I’ve looked at a bunch of recipes, stuffing with an apple/date mix sounded yummy. Anyone with first hand experience have suggestions?
I would suggest braising, the one time we had pheasant they were absolutely delicious, like very fine-grained chicken. I just baked them as they were, with bacon strips, but they were exceedingly tough! We also had a wild turkey at one time, and that thing was tough, too.
Here’s my simple hundred-year-old prairie dwellers recipe:
Dredge pieces in seasoned flour and brown in equal parts oil and butter in Dutch oven. Pour a reckless amount of half and half over the pheasant and roast covered at 325 degrees until done.

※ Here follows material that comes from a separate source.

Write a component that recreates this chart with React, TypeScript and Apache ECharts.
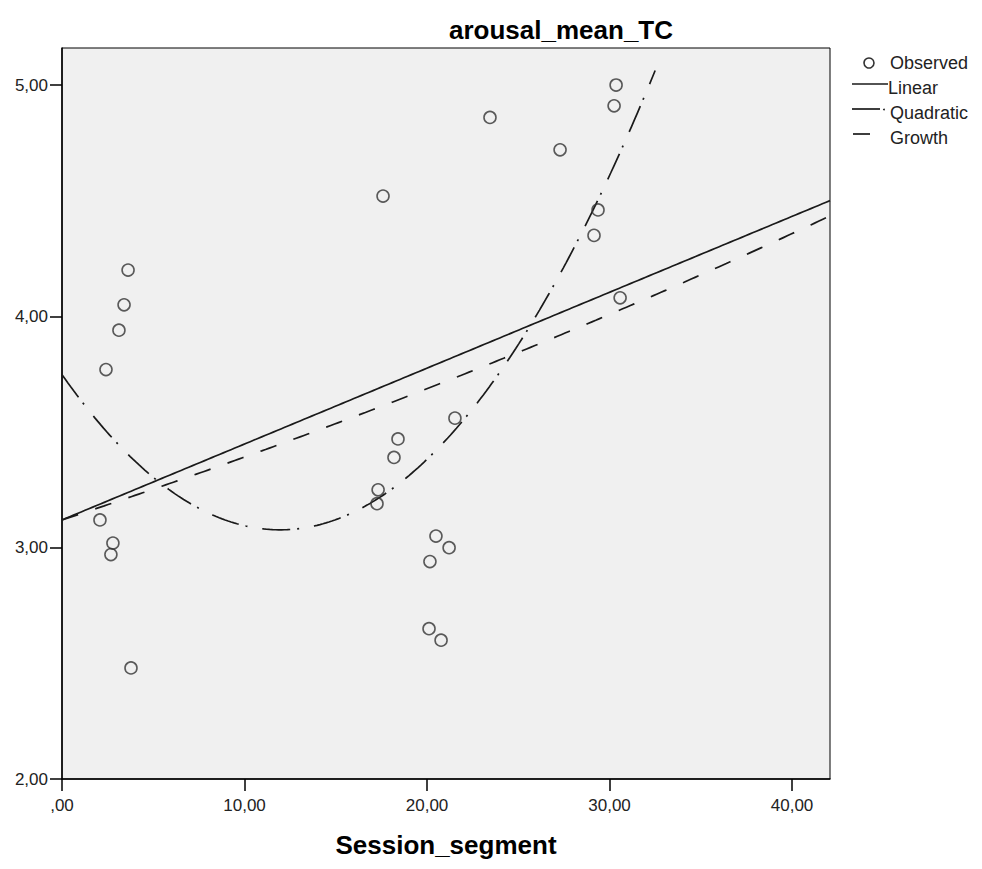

I invariably slow-cook mine these days. Brown 'em in the pan with whatever fat or oil takes your fancy, or roast them in a hot oven for twenty minutes or so, then transfer to the crockpot on a mirepoix with a modest amount of stock and give them four hours on low and slow. They come out fall-off-the-bone tender and full of flavour, though a savoury stuffing wouldn’t hurt any.
Well, I’ll be saving these ideas for future use. I had to run into work yesterday, leaving my gf to cook the birds.
She wrapped them in bacon, made a mushroom/onion/cream sauce, and roasted them slowly. They were outstanding. We emailed the hunter our thanks, and he offered to get us a deer. He has given us steaks and roasts before, this year we will need to make room in the freezer for a whole deer.